:: Stated exercise ::
Look for the string "chart" in every line, and copy each line that has it.
-- Start of Information supplied --
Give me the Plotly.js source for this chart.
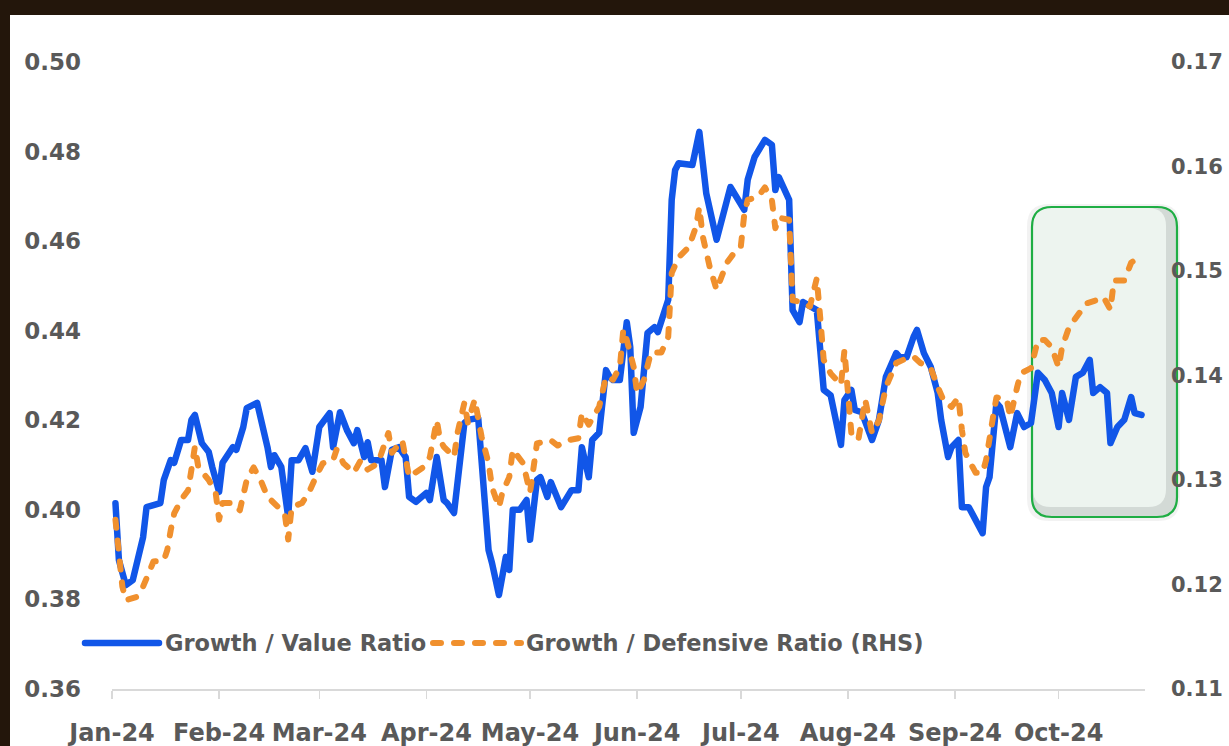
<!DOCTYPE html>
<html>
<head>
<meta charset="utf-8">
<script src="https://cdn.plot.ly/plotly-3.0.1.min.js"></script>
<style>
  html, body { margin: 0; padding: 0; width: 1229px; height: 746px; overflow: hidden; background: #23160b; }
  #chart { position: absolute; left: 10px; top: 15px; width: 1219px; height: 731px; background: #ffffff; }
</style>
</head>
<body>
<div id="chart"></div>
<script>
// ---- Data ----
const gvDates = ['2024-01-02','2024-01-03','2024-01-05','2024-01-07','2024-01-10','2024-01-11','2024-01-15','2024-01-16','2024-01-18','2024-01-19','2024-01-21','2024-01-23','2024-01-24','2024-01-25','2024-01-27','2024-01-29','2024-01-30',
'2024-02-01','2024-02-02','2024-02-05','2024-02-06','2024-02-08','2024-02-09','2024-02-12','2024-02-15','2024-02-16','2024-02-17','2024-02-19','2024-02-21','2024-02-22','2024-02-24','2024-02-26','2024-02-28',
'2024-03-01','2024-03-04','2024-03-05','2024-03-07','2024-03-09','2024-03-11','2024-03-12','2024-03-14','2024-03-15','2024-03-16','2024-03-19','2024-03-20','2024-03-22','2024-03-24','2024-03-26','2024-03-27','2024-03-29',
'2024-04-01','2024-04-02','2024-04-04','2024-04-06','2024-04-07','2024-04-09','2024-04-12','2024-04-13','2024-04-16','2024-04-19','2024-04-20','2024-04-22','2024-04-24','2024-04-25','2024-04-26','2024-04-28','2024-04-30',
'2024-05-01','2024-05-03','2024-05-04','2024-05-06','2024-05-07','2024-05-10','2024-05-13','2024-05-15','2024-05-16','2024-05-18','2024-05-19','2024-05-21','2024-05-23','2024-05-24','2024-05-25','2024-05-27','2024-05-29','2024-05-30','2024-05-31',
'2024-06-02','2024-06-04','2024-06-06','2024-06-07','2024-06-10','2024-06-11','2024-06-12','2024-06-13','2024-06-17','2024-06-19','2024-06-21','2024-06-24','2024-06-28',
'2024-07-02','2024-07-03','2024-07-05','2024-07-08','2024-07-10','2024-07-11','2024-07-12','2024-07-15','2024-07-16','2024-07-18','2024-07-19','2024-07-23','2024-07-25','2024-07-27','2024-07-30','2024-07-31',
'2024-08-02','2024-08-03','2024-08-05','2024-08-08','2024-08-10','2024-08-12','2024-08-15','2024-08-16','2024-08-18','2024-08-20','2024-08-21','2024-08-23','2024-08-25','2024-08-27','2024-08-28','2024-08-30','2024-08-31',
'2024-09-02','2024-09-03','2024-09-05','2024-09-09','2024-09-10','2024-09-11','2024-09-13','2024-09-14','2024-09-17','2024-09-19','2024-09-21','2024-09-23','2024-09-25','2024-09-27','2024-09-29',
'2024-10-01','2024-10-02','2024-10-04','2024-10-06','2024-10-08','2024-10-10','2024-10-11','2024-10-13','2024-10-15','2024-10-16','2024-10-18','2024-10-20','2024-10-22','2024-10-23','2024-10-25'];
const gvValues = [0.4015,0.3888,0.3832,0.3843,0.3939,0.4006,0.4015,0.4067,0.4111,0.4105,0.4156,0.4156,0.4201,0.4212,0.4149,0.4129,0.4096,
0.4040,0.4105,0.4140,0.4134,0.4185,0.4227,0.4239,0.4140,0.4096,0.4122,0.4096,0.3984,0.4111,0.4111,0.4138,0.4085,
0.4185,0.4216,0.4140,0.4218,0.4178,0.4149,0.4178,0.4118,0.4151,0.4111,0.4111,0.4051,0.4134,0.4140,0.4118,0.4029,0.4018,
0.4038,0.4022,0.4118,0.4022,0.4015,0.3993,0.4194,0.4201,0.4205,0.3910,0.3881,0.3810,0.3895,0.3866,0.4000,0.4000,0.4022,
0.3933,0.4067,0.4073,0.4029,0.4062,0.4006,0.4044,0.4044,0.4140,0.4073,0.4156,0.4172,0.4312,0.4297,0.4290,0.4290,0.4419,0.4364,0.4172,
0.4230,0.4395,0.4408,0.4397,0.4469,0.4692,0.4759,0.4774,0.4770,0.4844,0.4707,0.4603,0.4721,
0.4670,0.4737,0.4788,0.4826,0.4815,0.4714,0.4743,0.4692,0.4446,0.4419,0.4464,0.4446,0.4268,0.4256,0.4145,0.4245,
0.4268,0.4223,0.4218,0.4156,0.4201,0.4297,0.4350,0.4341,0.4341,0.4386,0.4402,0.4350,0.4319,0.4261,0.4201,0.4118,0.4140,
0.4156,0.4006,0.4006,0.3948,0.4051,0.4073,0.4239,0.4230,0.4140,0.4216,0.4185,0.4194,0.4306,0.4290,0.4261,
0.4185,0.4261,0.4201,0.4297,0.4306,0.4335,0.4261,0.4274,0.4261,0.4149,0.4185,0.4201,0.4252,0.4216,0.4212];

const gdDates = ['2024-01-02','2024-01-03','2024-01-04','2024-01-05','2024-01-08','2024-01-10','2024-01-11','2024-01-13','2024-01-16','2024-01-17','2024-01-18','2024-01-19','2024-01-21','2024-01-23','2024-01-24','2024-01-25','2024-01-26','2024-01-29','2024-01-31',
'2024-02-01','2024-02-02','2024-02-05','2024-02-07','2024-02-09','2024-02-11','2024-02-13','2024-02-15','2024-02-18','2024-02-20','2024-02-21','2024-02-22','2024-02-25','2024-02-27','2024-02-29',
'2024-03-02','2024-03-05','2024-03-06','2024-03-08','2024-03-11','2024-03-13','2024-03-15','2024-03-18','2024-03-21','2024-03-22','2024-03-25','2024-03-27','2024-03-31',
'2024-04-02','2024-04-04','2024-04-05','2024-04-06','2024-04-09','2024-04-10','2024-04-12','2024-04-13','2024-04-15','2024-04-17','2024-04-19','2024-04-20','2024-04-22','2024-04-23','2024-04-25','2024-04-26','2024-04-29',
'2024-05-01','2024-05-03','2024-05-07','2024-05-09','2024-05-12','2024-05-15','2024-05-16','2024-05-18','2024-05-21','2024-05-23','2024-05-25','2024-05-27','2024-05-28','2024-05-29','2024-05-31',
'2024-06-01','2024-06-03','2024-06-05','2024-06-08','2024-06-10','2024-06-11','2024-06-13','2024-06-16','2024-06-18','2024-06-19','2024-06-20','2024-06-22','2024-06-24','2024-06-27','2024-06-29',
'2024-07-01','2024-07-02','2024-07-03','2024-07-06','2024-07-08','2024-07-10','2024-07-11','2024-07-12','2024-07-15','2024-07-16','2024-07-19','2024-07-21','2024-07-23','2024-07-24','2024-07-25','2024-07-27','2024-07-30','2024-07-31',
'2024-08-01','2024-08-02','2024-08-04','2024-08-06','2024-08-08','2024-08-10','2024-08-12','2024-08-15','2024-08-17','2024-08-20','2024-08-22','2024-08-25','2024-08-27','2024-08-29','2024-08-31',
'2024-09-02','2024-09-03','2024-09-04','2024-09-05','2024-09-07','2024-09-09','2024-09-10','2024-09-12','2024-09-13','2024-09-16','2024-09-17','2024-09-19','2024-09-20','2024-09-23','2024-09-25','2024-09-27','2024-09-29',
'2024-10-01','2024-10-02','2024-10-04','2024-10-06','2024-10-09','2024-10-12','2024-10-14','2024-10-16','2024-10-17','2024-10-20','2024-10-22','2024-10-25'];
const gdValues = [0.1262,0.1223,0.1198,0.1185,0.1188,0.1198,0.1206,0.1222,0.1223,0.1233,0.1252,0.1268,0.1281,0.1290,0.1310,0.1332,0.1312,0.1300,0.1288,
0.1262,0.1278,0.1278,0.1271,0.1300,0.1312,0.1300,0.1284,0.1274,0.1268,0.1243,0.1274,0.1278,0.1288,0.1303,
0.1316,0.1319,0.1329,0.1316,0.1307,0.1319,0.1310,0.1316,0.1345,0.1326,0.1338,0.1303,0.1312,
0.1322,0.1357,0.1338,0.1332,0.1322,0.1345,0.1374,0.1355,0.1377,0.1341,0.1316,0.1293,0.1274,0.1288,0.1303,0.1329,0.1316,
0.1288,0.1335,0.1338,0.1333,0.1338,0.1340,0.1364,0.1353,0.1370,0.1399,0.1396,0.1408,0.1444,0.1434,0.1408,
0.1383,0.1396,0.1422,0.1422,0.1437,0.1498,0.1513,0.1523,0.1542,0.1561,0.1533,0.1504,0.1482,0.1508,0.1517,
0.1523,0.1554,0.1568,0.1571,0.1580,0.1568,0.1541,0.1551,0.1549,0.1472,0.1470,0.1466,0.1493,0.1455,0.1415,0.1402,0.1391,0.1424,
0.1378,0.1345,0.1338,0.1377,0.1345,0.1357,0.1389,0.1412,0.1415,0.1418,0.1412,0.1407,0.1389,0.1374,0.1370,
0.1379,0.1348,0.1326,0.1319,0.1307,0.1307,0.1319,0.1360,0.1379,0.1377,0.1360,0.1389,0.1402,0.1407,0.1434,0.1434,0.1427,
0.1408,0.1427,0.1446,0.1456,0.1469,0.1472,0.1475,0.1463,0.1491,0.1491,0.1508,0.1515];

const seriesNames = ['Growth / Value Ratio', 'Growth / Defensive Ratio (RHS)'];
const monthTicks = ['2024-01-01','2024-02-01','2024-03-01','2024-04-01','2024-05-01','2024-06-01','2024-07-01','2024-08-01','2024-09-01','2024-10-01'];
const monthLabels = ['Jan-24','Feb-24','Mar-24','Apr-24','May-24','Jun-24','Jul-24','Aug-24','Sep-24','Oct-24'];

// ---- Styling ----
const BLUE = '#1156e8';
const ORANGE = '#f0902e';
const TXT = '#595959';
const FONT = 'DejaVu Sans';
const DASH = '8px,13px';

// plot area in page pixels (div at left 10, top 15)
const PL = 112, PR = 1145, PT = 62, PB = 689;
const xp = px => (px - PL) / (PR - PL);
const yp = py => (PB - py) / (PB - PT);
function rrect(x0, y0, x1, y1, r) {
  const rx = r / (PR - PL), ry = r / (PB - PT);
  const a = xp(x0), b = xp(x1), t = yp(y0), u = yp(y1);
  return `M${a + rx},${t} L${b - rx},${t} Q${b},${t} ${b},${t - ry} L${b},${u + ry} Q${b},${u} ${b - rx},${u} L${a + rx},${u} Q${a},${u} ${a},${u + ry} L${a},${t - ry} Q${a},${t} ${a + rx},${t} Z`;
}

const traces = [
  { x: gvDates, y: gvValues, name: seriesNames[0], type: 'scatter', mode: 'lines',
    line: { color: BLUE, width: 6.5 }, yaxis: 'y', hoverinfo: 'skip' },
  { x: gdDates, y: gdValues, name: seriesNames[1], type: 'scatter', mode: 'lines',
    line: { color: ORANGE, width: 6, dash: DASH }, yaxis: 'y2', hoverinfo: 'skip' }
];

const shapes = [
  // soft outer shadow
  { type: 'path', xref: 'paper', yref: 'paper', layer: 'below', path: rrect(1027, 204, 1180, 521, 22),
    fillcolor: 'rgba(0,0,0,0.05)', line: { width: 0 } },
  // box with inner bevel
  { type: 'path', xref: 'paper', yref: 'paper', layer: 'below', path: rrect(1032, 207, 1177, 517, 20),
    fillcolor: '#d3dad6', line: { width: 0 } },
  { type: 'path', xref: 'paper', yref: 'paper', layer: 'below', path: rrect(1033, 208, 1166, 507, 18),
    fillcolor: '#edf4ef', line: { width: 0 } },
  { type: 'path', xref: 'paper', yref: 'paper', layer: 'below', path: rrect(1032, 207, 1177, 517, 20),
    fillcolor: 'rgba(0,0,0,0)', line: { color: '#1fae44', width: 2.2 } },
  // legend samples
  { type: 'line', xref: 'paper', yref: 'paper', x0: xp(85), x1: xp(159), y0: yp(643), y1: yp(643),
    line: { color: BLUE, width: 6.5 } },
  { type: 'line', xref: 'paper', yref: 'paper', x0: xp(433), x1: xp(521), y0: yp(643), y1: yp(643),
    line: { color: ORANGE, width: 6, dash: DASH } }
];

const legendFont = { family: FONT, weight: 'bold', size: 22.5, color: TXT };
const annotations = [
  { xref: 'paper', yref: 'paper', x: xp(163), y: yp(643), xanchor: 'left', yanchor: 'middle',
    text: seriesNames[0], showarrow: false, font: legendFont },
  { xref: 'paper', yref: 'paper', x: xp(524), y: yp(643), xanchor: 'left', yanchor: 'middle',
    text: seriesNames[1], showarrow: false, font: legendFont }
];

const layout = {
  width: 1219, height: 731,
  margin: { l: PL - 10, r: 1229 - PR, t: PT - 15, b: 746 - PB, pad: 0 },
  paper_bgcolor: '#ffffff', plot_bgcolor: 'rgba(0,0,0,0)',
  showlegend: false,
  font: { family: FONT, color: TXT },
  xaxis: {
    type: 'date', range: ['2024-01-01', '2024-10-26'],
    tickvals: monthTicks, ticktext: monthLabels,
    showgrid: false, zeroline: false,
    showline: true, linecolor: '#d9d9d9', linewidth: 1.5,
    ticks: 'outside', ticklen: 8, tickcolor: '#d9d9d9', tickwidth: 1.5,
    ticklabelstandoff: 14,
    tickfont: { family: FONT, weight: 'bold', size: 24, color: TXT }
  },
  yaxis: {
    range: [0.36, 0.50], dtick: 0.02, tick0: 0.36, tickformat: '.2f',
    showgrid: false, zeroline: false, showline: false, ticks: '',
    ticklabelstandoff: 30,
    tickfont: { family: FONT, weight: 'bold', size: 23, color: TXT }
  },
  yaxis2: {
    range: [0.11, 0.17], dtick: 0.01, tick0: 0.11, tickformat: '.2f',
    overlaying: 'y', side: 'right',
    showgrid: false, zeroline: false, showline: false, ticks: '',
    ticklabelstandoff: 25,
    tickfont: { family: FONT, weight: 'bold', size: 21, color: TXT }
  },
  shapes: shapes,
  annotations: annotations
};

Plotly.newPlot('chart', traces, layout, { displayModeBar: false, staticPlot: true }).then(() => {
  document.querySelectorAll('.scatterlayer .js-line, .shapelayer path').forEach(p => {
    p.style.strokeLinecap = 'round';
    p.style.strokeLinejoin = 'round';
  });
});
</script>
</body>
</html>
-- End of Information supplied --
:: Reply ::
Give me the Plotly.js source for this chart.
  #chart { position: absolute; left: 10px; top: 15px; width: 1219px; height: 731px; background: #ffffff; }
<div id="chart"></div>
Plotly.newPlot('chart', traces, layout, { displayModeBar: false, staticPlot: true }).then(() => {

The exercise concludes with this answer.